• WRITTEN PROBLEM
Omit all pictures. Copy the rest of the material exactly.

• INFORMATION SHOWN
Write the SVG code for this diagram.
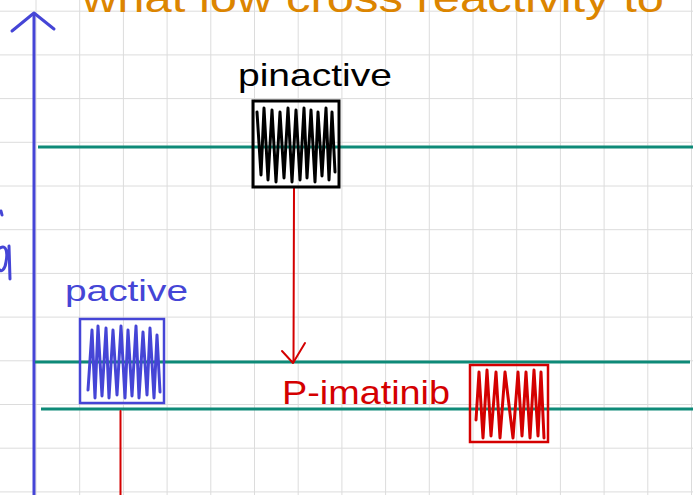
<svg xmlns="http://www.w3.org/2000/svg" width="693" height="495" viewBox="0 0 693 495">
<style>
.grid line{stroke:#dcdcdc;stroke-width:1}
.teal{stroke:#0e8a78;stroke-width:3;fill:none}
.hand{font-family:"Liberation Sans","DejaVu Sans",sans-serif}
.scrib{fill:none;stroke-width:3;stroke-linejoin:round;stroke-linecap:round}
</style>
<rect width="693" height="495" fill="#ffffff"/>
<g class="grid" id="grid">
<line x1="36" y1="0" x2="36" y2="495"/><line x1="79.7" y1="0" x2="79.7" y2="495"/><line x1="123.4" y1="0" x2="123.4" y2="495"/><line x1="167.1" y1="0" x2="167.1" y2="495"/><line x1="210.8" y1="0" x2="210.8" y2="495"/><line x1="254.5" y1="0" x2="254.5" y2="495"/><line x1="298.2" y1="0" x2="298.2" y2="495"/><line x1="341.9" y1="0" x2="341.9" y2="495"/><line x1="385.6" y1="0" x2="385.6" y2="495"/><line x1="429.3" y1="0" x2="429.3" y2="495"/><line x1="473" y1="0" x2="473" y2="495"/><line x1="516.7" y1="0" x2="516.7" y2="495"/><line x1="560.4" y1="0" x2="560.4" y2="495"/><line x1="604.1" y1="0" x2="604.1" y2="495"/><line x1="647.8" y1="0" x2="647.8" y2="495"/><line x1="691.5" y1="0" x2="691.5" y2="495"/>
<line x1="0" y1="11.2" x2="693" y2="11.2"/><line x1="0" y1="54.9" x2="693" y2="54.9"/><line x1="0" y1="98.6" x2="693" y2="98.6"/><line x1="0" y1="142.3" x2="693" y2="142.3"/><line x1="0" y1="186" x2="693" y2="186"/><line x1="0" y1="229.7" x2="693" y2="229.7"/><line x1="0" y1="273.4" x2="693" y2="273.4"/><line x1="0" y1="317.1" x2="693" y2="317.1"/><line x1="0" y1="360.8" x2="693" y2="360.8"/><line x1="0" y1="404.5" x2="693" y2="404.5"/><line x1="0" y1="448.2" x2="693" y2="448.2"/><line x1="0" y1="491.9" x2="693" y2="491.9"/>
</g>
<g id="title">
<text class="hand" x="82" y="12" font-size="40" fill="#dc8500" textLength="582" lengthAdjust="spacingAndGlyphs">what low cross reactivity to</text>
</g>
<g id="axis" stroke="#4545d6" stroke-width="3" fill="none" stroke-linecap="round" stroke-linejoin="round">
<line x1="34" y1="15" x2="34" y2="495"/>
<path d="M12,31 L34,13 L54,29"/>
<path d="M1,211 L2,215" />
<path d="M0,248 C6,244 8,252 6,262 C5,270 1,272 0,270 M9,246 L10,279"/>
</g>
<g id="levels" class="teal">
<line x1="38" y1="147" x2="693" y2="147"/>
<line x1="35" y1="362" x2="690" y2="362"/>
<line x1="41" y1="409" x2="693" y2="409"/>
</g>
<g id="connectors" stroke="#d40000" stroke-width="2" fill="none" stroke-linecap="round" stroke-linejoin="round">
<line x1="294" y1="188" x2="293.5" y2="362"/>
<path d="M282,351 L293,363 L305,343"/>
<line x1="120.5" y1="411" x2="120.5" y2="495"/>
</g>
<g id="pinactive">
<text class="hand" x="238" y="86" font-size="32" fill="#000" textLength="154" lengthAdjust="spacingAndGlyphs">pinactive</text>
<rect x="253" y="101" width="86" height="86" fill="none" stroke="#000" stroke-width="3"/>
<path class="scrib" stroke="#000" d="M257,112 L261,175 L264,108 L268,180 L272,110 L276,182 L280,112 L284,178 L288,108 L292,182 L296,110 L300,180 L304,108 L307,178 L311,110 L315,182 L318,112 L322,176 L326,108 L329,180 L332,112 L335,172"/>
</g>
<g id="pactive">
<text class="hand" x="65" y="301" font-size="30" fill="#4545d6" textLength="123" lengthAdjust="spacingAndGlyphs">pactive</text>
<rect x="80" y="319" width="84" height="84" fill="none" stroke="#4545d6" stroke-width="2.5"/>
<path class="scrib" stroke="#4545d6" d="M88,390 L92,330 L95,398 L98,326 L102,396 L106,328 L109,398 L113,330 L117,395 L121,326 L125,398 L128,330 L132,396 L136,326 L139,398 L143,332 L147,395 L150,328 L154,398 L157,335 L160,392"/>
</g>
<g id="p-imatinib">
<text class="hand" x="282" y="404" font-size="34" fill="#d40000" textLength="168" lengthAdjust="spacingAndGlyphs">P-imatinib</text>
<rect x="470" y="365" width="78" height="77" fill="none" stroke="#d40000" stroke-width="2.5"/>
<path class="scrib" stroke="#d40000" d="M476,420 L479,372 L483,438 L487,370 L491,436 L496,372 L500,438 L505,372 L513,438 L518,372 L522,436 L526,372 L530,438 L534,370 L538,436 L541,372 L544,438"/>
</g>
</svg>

• COMPLETE ANSWER
Write the SVG code for this diagram.
<svg xmlns="http://www.w3.org/2000/svg" width="693" height="495" viewBox="0 0 693 495">
<style>
.grid line{stroke:#dcdcdc;stroke-width:1}
.teal{stroke:#0e8a78;stroke-width:3;fill:none}
.hand{font-family:"Liberation Sans","DejaVu Sans",sans-serif}
.scrib{fill:none;stroke-width:3;stroke-linejoin:round;stroke-linecap:round}
</style>
<rect width="693" height="495" fill="#ffffff"/>
<g class="grid" id="grid">
<line x1="36" y1="0" x2="36" y2="495"/><line x1="79.7" y1="0" x2="79.7" y2="495"/><line x1="123.4" y1="0" x2="123.4" y2="495"/><line x1="167.1" y1="0" x2="167.1" y2="495"/><line x1="210.8" y1="0" x2="210.8" y2="495"/><line x1="254.5" y1="0" x2="254.5" y2="495"/><line x1="298.2" y1="0" x2="298.2" y2="495"/><line x1="341.9" y1="0" x2="341.9" y2="495"/><line x1="385.6" y1="0" x2="385.6" y2="495"/><line x1="429.3" y1="0" x2="429.3" y2="495"/><line x1="473" y1="0" x2="473" y2="495"/><line x1="516.7" y1="0" x2="516.7" y2="495"/><line x1="560.4" y1="0" x2="560.4" y2="495"/><line x1="604.1" y1="0" x2="604.1" y2="495"/><line x1="647.8" y1="0" x2="647.8" y2="495"/><line x1="691.5" y1="0" x2="691.5" y2="495"/>
<line x1="0" y1="11.2" x2="693" y2="11.2"/><line x1="0" y1="54.9" x2="693" y2="54.9"/><line x1="0" y1="98.6" x2="693" y2="98.6"/><line x1="0" y1="142.3" x2="693" y2="142.3"/><line x1="0" y1="186" x2="693" y2="186"/><line x1="0" y1="229.7" x2="693" y2="229.7"/><line x1="0" y1="273.4" x2="693" y2="273.4"/><line x1="0" y1="317.1" x2="693" y2="317.1"/><line x1="0" y1="360.8" x2="693" y2="360.8"/><line x1="0" y1="404.5" x2="693" y2="404.5"/><line x1="0" y1="448.2" x2="693" y2="448.2"/><line x1="0" y1="491.9" x2="693" y2="491.9"/>
</g>
<g id="title">
<text class="hand" x="82" y="12" font-size="40" fill="#dc8500" textLength="582" lengthAdjust="spacingAndGlyphs">what low cross reactivity to</text>
</g>
<g id="axis" stroke="#4545d6" stroke-width="3" fill="none" stroke-linecap="round" stroke-linejoin="round">
<line x1="34" y1="15" x2="34" y2="495"/>
<path d="M12,31 L34,13 L54,29"/>
<path d="M1,211 L2,215" />
<path d="M0,248 C6,244 8,252 6,262 C5,270 1,272 0,270 M9,246 L10,279"/>
</g>
<g id="levels" class="teal">
<line x1="38" y1="147" x2="693" y2="147"/>
<line x1="35" y1="362" x2="690" y2="362"/>
<line x1="41" y1="409" x2="693" y2="409"/>
</g>
<g id="connectors" stroke="#d40000" stroke-width="2" fill="none" stroke-linecap="round" stroke-linejoin="round">
<line x1="294" y1="188" x2="293.5" y2="362"/>
<path d="M282,351 L293,363 L305,343"/>
<line x1="120.5" y1="411" x2="120.5" y2="495"/>
</g>
<g id="pinactive">
<text class="hand" x="238" y="86" font-size="32" fill="#000" textLength="154" lengthAdjust="spacingAndGlyphs">pinactive</text>
<rect x="253" y="101" width="86" height="86" fill="none" stroke="#000" stroke-width="3"/>
<path class="scrib" stroke="#000" d="M257,112 L261,175 L264,108 L268,180 L272,110 L276,182 L280,112 L284,178 L288,108 L292,182 L296,110 L300,180 L304,108 L307,178 L311,110 L315,182 L318,112 L322,176 L326,108 L329,180 L332,112 L335,172"/>
</g>
<g id="pactive">
<text class="hand" x="65" y="301" font-size="30" fill="#4545d6" textLength="123" lengthAdjust="spacingAndGlyphs">pactive</text>
<rect x="80" y="319" width="84" height="84" fill="none" stroke="#4545d6" stroke-width="2.5"/>
<path class="scrib" stroke="#4545d6" d="M88,390 L92,330 L95,398 L98,326 L102,396 L106,328 L109,398 L113,330 L117,395 L121,326 L125,398 L128,330 L132,396 L136,326 L139,398 L143,332 L147,395 L150,328 L154,398 L157,335 L160,392"/>
</g>
<g id="p-imatinib">
<text class="hand" x="282" y="404" font-size="34" fill="#d40000" textLength="168" lengthAdjust="spacingAndGlyphs">P-imatinib</text>
<rect x="470" y="365" width="78" height="77" fill="none" stroke="#d40000" stroke-width="2.5"/>
<path class="scrib" stroke="#d40000" d="M476,420 L479,372 L483,438 L487,370 L491,436 L496,372 L500,438 L505,372 L513,438 L518,372 L522,436 L526,372 L530,438 L534,370 L538,436 L541,372 L544,438"/>
</g>
</svg>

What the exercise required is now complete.